(New York) - A newly proposed US law on crimes against humanity would make an important contribution to ensuring justice for atrocities committed anywhere in the world, Human Rights Watch said today.
The proposed law, the Crimes Against Humanity Act of 2009, would make it a crime under federal law to commit a widespread and systematic attack against a civilian population that involves murder, enslavement, torture, rape, arbitrary detention, extermination, hostage taking, or ethnic cleansing. The law applies to such crimes committed anywhere in the world by a US citizen or any person present in the United States regardless of nationality. Senator Richard Durbin of Illinois introduced the legislation.
"The Crimes Against Humanity Act is an important step to ensure accountability for the worst crimes," said Richard Dicker, director of Human Rights Watch's International Justice Program. "Those who commit crimes against humanity would no longer be able to escape justice by coming to the United States."
The law will significantly help to close a major loophole in US law, which has to date not addressed crimes against humanity. The law would cover such abuses as widespread murder and rape in Darfur and the Ogaden area of Ethiopia.
The Crimes Against Humanity Act is one of several laws proposed by Durbin to make international crimes prosecutable offenses in the United States. The Genocide Accountability Act and Child Soldiers Accountability Act, which were also proposed by Durbin, were passed in 2007 and 2008. The bill faces a vote by the Senate Judiciary Committee before being considered by the full Senate. Final passage will require enactment by the House of Representatives.
"The Crimes Against Humanity Act can help promote respect for human rights by sending a strong signal that there is no safe haven in the United States wherever these crimes are committed," said Dicker. "Senator Durbin's bill making these crimes punishable under US law should be enacted into law."
Human Rights Watch noted its concern that the proposed law diverges from the internationally accepted definition of crimes against humanity.

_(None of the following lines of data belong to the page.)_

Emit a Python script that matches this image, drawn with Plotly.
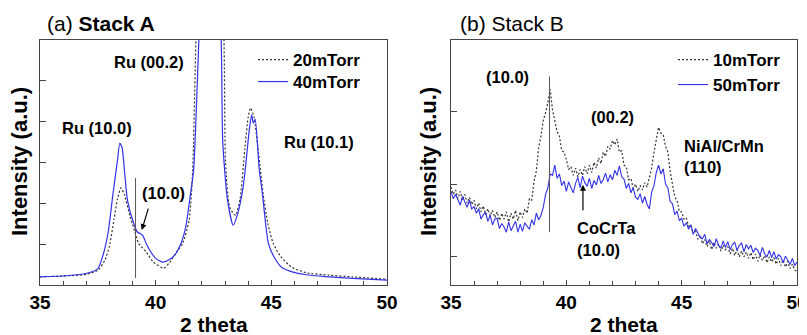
import plotly.graph_objects as go

# ---------------- Data ----------------
# Panel (a) Stack A
a_x_20 = [35, 36, 37, 37.5, 37.8, 38.0, 38.2, 38.35, 38.5, 38.65, 38.9, 39.1, 39.26, 39.6, 39.9,
          40.35, 40.6, 40.9, 41.17, 41.45, 41.6, 41.74, 42.0, 42.3, 42.6, 42.95, 43.02, 43.2,
          43.45, 43.65, 43.85, 44.0, 44.1, 44.25, 44.45, 44.65, 44.85, 45.08, 45.4, 45.87,
          46.5, 47.5, 48.5, 50]
a_y_20 = [0.2, 0.22, 0.26, 0.36, 0.6, 0.95, 1.6, 2.1, 2.37, 2.2, 1.66, 1.3, 1.02, 0.8, 0.56,
          0.41, 0.55, 0.8, 1.02, 1.6, 2.8, 6.0, 10.0, 11.0, 10.0, 6.0, 3.0, 1.9,
          1.7, 2.1, 3.3, 4.1, 4.32, 4.1, 3.2, 2.2, 1.5, 1.02, 0.7, 0.44,
          0.3, 0.24, 0.2, 0.14]

a_x_40 = [35, 36, 37, 37.5, 37.75, 37.95, 38.15, 38.35, 38.45, 38.55, 38.65, 38.78, 39.05,
          39.2, 39.35, 39.45, 39.6, 39.8, 40.0, 40.3, 40.6, 40.85, 41.1, 41.3, 41.5, 41.64,
          41.87, 42.1, 42.3, 42.5, 42.83, 42.9, 43.1, 43.35, 43.55, 43.78, 43.87, 44.05, 44.15,
          44.22, 44.3, 44.48, 44.6, 44.87, 45.1, 45.43, 45.8, 46.5, 47.5, 48.5, 50]
a_y_40 = [0.2, 0.22, 0.28, 0.4, 0.78, 1.3, 2.2, 3.05, 3.46, 3.35, 2.8, 2.07, 1.5,
          1.3, 1.25, 1.2, 1.0, 0.8, 0.65, 0.56, 0.62, 0.75, 1.02, 1.41, 2.2, 2.8,
          6.0, 9.0, 10.0, 9.0, 6.0, 3.5, 2.1, 1.46, 1.75, 2.39, 2.8, 3.8, 4.15,
          3.95, 4.05, 2.8, 2.3, 1.02, 0.7, 0.44, 0.34, 0.25, 0.2, 0.16, 0.12]

# Panel (b) Stack B: sampled every 0.1 deg from 35.0 to 50.0
b_start = 35.0
b_step = 0.1
b_y_10 = [
    1.96, 1.86, 1.92, 1.80, 1.90, 1.78, 1.86, 1.74, 1.82, 1.72,
    1.78, 1.66, 1.74, 1.62, 1.70, 1.58, 1.66, 1.56, 1.64, 1.54,
    1.62, 1.50, 1.60, 1.52, 1.62, 1.48, 1.60, 1.52, 1.64, 1.50,
    1.62, 1.54, 1.66, 1.60, 1.80, 1.78, 2.04, 2.18, 2.50, 2.66,
    2.88, 2.98, 3.12, 3.30, 3.02, 2.88, 2.72, 2.66, 2.46, 2.44,
    2.34, 2.20, 2.24, 2.12, 2.22, 2.10, 2.20, 2.12, 2.24, 2.14,
    2.26, 2.16, 2.30, 2.22, 2.36, 2.28, 2.44, 2.38, 2.52, 2.48,
    2.60, 2.54, 2.62, 2.44, 2.46, 2.26, 2.24, 2.06, 2.08, 1.94,
    2.00, 1.90, 1.98, 1.92, 2.02, 1.96, 2.08, 2.22, 2.44, 2.60,
    2.78, 2.70, 2.68, 2.52, 2.44, 2.18, 2.02, 1.82, 1.78, 1.62,
    1.62, 1.52, 1.54, 1.42, 1.44, 1.32, 1.36, 1.24, 1.30, 1.18,
    1.24, 1.14, 1.22, 1.10, 1.20, 1.12, 1.18, 1.08, 1.16, 1.10,
    1.14, 1.04, 1.12, 1.02, 1.10, 1.00, 1.08, 1.00, 1.07, 0.98,
    1.06, 0.96, 1.04, 0.94, 1.03, 0.95, 1.02, 0.92, 1.00, 0.93,
    0.99, 0.90, 0.98, 0.88, 0.96, 0.86, 0.94, 0.84, 0.90, 0.82,
    0.80]
b_y_50 = [
    1.90, 1.80, 1.86, 1.77, 1.71, 1.83, 1.74, 1.68, 1.78, 1.66,
    1.69, 1.60, 1.66, 1.52, 1.58, 1.61, 1.49, 1.57, 1.44, 1.52,
    1.53, 1.39, 1.46, 1.41, 1.34, 1.48, 1.36, 1.43, 1.49, 1.34,
    1.45, 1.35, 1.47, 1.42, 1.38, 1.51, 1.44, 1.60, 1.51, 1.57,
    1.68, 1.86, 1.95, 2.14, 2.12, 2.26, 2.08, 2.14, 1.98, 2.04,
    1.90, 2.03, 1.96, 1.88, 2.01, 2.09, 1.95, 2.11, 2.02, 1.97,
    2.08, 1.94, 2.05, 1.99, 2.12, 2.01, 2.06, 2.15, 2.03, 2.13,
    2.06, 2.19, 2.12, 2.25, 2.10, 2.07, 1.94, 2.01, 1.88, 1.95,
    1.82, 1.79, 1.87, 1.74, 1.83, 1.72, 1.66, 1.89, 1.98, 2.16,
    2.26, 2.14, 2.21, 2.00, 1.95, 1.76, 1.73, 1.58, 1.63, 1.50,
    1.53, 1.42, 1.47, 1.38, 1.44, 1.31, 1.39, 1.33, 1.27, 1.25,
    1.31, 1.18, 1.24, 1.20, 1.14, 1.25, 1.16, 1.12, 1.22, 1.13,
    1.21, 1.10, 1.17, 1.20, 1.09, 1.16, 1.19, 1.07, 1.17, 1.11,
    1.16, 1.06, 1.12, 1.09, 1.02, 1.13, 1.04, 1.00, 1.09, 0.99,
    1.07, 0.97, 1.03, 1.00, 0.92, 1.01, 0.95, 0.90, 0.98, 0.88,
    0.93]

x_ticks = [35, 40, 45, 50]
x_tick_text = ["35", "40", "45", "50"]
a_y_ticks = [1, 2, 3, 4, 5]
b_y_ticks = [1, 2, 3]

# ---------------- Figure ----------------
W, H = 807, 335
OFF = 8  # page body margin offset
FONT = "Arial, Liberation Sans, sans-serif"
BLUE = "#3232e6"
DOT = "#333333"
AXC = "#444444"


def px(x):
    return (x - OFF) / W


def py(y):
    return (H - (y - OFF)) / H


fig = go.Figure()

fig.add_trace(go.Scatter(x=a_x_20, y=a_y_20, mode="lines", name="20mTorr",
                         line=dict(color=DOT, width=1.2, dash="2px,2px", shape="spline", smoothing=0.6),
                         xaxis="x", yaxis="y", legend="legend"))
fig.add_trace(go.Scatter(x=a_x_40, y=a_y_40, mode="lines", name="40mTorr",
                         line=dict(color=BLUE, width=1.2, shape="spline", smoothing=0.6),
                         xaxis="x", yaxis="y", legend="legend2"))
fig.add_trace(go.Scatter(x0=b_start, dx=b_step, y=b_y_10, mode="lines", name="10mTorr",
                         line=dict(color=DOT, width=1.2, dash="2px,2px"),
                         xaxis="x2", yaxis="y2", legend="legend3"))
fig.add_trace(go.Scatter(x0=b_start, dx=b_step, y=b_y_50, mode="lines", name="50mTorr",
                         line=dict(color=BLUE, width=1.1),
                         xaxis="x2", yaxis="y2", legend="legend4"))

ydom = [py(285), py(40)]
common_x = dict(range=[35, 50], tickvals=x_ticks, ticktext=x_tick_text, ticks="inside", ticklen=5,
                tickcolor=AXC, showline=True, linecolor=AXC, linewidth=1, mirror=True,
                showgrid=False, zeroline=False, automargin=False,
                tickfont=dict(family=FONT, size=19, color="black", weight="bold"),
                minor=dict(dtick=1, ticks="inside", ticklen=4, tickcolor=AXC))
common_y = dict(ticks="inside", ticklen=6, tickcolor=AXC, showline=True, linecolor=AXC,
                linewidth=1, mirror=True, showgrid=False, zeroline=False, showticklabels=False,
                automargin=False)

legfont = dict(family=FONT, size=17, color="black", weight="bold")


def leg(xp, yc):
    return dict(x=px(xp), y=py(yc), xanchor="left", yanchor="middle",
                bgcolor="rgba(0,0,0,0)", font=legfont)


fig.update_layout(
    template="none",
    width=W, height=H,
    margin=dict(l=0, r=0, t=0, b=0, autoexpand=False),
    paper_bgcolor="white", plot_bgcolor="white",
    showlegend=True,
    xaxis=dict(domain=[px(40), px(387)], anchor="y", **common_x),
    yaxis=dict(domain=ydom, anchor="x", range=[0, 5.98], tickvals=a_y_ticks, **common_y),
    xaxis2=dict(domain=[px(451), px(797)], anchor="y2", **common_x),
    yaxis2=dict(domain=ydom, anchor="x2", range=[0.614, 3.98], tickvals=b_y_ticks, **common_y),
    legend=leg(253, 60),
    legend2=leg(253, 82),
    legend3=leg(673, 60),
    legend4=leg(673, 85),
)

# reference lines
fig.add_shape(type="line", xref="x", yref="y", x0=39.13, x1=39.13, y0=0.17, y1=2.61,
              line=dict(color="#555555", width=1))
fig.add_shape(type="line", xref="x2", yref="y2", x0=39.27, x1=39.27, y0=1.34, y1=3.48,
              line=dict(color="#555555", width=1))

lab = dict(family=FONT, size=16.5, color="black", weight="bold")
ann = []
# panel a labels
ann.append(dict(x=39.7, y=5.44, xref="x", yref="y", text="Ru (00.2)", showarrow=False, font=lab))
ann.append(dict(x=37.48, y=3.83, xref="x", yref="y", text="Ru (10.0)", showarrow=False, font=lab))
ann.append(dict(x=47.04, y=3.49, xref="x", yref="y", text="Ru (10.1)", showarrow=False, font=lab))
ann.append(dict(x=40.35, y=2.24, xref="x", yref="y", text="(10.0)", showarrow=False, font=lab))
ann.append(dict(x=39.4, y=1.34, xref="x", yref="y", ax=39.7, ay=1.9, axref="x", ayref="y",
                text="", showarrow=True, arrowhead=2, arrowsize=1, arrowwidth=1.2, arrowcolor="black"))
# panel b labels
ann.append(dict(x=37.47, y=3.47, xref="x2", yref="y2", text="(10.0)", showarrow=False, font=lab))
ann.append(dict(x=41.98, y=2.92, xref="x2", yref="y2", text="(00.2)", showarrow=False, font=lab))
ann.append(dict(x=45.01, y=2.52, xref="x2", yref="y2", text="NiAl/CrMn", showarrow=False,
                xanchor="left", font=lab))
ann.append(dict(x=45.01, y=2.23, xref="x2", yref="y2", text="(110)", showarrow=False,
                xanchor="left", font=lab))
ann.append(dict(x=40.38, y=1.4, xref="x2", yref="y2", text="CoCrTa", showarrow=False,
                xanchor="left", font=lab))
ann.append(dict(x=40.38, y=1.1, xref="x2", yref="y2", text="(10.0)", showarrow=False,
                xanchor="left", font=lab))
ann.append(dict(x=40.72, y=1.99, xref="x2", yref="y2", ax=40.72, ay=1.62, axref="x2", ayref="y2",
                text="", showarrow=True, arrowhead=2, arrowsize=1, arrowwidth=1.2, arrowcolor="black"))

# panel titles
ann.append(dict(x=px(45), y=py(23), xref="paper", yref="paper", xanchor="left", yanchor="middle",
                text="(a) <b>Stack A</b>", showarrow=False, font=dict(family=FONT, size=21, color="black")))
ann.append(dict(x=px(458), y=py(23), xref="paper", yref="paper", xanchor="left", yanchor="middle",
                text="(b) Stack B", showarrow=False, font=dict(family=FONT, size=21, color="black")))

# axis titles
axt = dict(family=FONT, size=21, color="black", weight="bold")
for cx in [(40 + 387) / 2, (451 + 797) / 2]:
    ann.append(dict(x=px(cx), y=py(324), xref="paper", yref="paper", text="2 theta",
                    showarrow=False, font=axt, xanchor="center", yanchor="middle"))
for cx in [19, 428]:
    ann.append(dict(x=px(cx), y=py(162), xref="paper", yref="paper", text="Intensity (a.u.)",
                    showarrow=False, textangle=-90, font=dict(family=FONT, size=22, color="black", weight="bold"),
                    xanchor="center", yanchor="middle"))

fig.update_layout(annotations=ann)
fig.write_html("out.html")
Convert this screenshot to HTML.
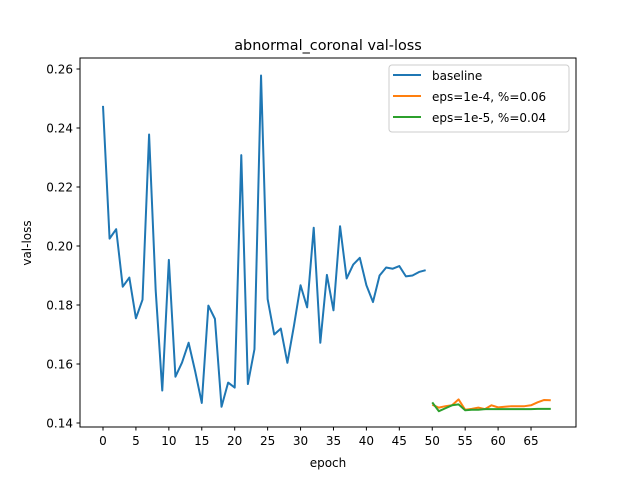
<!DOCTYPE html>
<html><head><meta charset="utf-8"><style>
body{margin:0;background:#fff;font-family:"Liberation Sans","DejaVu Sans",sans-serif;}
text{font-family:"DejaVu Sans","Liberation Sans",sans-serif;}
</style></head><body>
<svg id="chart" width="640" height="480" xmlns="http://www.w3.org/2000/svg">
<rect width="640" height="480" fill="#fff"/>
<text x="328" y="50" font-size="14.4" text-anchor="middle">abnormal_coronal val-loss</text>
<g id="ticks"></g>
<g id="series"></g>
<rect x="80" y="58" width="496" height="369" fill="none" stroke="#000" stroke-width="1"/>
<text x="328" y="467" font-size="12" text-anchor="middle">epoch</text>
<text x="0" y="0" font-size="12" text-anchor="middle" transform="translate(31,243) rotate(-90)">val-loss</text>
<g>
<rect x="389" y="65" width="180" height="67" rx="3" fill="#fff" fill-opacity="0.8" stroke="#ccc"/>
<line x1="393" y1="75" x2="421" y2="75" stroke="#1f77b4" stroke-width="2"/>
<text x="432" y="80" font-size="12">baseline</text>
<line x1="393" y1="96" x2="421" y2="96" stroke="#ff7f0e" stroke-width="2"/>
<text x="432" y="101" font-size="12">eps=1e-4, %=0.06</text>
<line x1="393" y1="117" x2="421" y2="117" stroke="#2ca02c" stroke-width="2"/>
<text x="432" y="122" font-size="12">eps=1e-5, %=0.04</text>
</g>
</svg>
<script>
const xTicks=[0,5,10,15,20,25,30,35,40,45,50,55,60,65];
const yTicks=[0.14,0.16,0.18,0.20,0.22,0.24,0.26];
const baseline=[0.2475,0.2025,0.2057,0.1862,0.1893,0.1755,0.1818,0.2378,0.185,0.151,0.1953,0.1557,0.1605,0.1672,0.1575,0.1468,0.1798,0.1753,0.1455,0.1537,0.1520,0.2308,0.1532,0.1650,0.2578,0.182,0.170,0.172,0.1604,0.173,0.1867,0.1792,0.2062,0.1672,0.1902,0.1782,0.2067,0.189,0.1937,0.1960,0.1867,0.1810,0.1900,0.1927,0.1923,0.1932,0.1897,0.1900,0.1912,0.1918];
const eps4=[0.1462,0.1452,0.1457,0.1460,0.1480,0.1445,0.1448,0.1452,0.1447,0.1460,0.1453,0.1455,0.1457,0.1457,0.1457,0.1460,0.1470,0.1478,0.1477];
const eps5=[0.1470,0.1440,0.1450,0.1460,0.1463,0.1443,0.1445,0.1445,0.1447,0.1447,0.1447,0.1447,0.1447,0.1447,0.1447,0.1447,0.1448,0.1448,0.1448];
const eps4Start=50, eps5Start=50;
const X=v=>103+v*6.585;
const Y=v=>423-(v-0.14)/0.02*59;
const NS="http://www.w3.org/2000/svg";
const tg=document.getElementById('ticks'), sg=document.getElementById('series');
function mk(t,a,p){const e=document.createElementNS(NS,t);for(const k in a)e.setAttribute(k,a[k]);p.appendChild(e);return e;}
xTicks.forEach(t=>{
 const l=mk('line',{x1:X(t),x2:X(t),y1:427,y2:430.5,stroke:'#000'},tg);
 
 
 const s=mk('text',{x:X(t),y:445,'font-size':12,'text-anchor':'middle'},tg);s.textContent=t;
 
 
});
yTicks.forEach(t=>{
 const l=mk('line',{x1:76.5,x2:80,y1:Y(t),y2:Y(t),stroke:'#000'},tg);
 
 
 const s=mk('text',{x:73,y:Y(t)+4.5,'font-size':12,'text-anchor':'end'},tg);s.textContent=t.toFixed(2);
 
 
});
function line(vals,start,color,name){
 const pts=vals.map((v,i)=>X(start+i).toFixed(2)+','+Y(v).toFixed(2)).join(' ');
 const p=mk('polyline',{points:pts,fill:'none',stroke:color,'stroke-width':2,'stroke-linejoin':'round'},sg);
 
 
}
line(baseline,0,'#1f77b4','baseline-line');
line(eps4,eps4Start,'#ff7f0e','eps4-line');
line(eps5,eps5Start,'#2ca02c','eps5-line');
</script>
</body></html>
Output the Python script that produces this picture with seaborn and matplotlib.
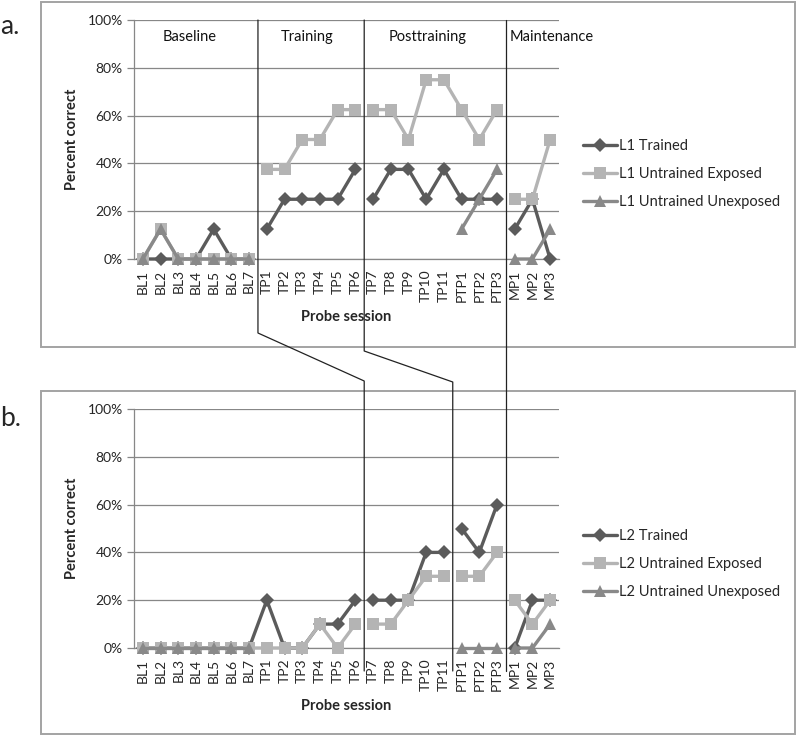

Most notably, the bill requires that an attack on civilians be both widespread and systematic, as opposed to the broadly recognized standard of "widespread or systematic" attacks. This could result in a higher hurdle for bringing a charge of crimes against humanity.
The proposed legislation, rooted in existing US criminal law, differs from international definitions of crimes against humanity in other respects. For example, there are variations in the way certain crimes, such as persecution and the crime of deportation or forcible transfer of population, are defined that could limit the laws reach. It would be preferable to have US law more closely mirror international definitions of crimes against humanity.
A key issue for laws on international crimes is that they are actually applied, Human Rights Watch said. The US government made an important move in this direction with its first prosecution under a federal law that prohibits torture committed anywhere in the world in 2008, when it prosecuted Charles "Chuckie" Taylor, Jr. for torture committed in Liberia. Human Rights Watch has urged more prosecutions of this kind.
"To limit these horrific offenses, once enacted, the US government should apply the crimes against humanity law vigorously against alleged wrongdoers wherever the crimes occurred and whatever the nationality of the accused," Dicker said.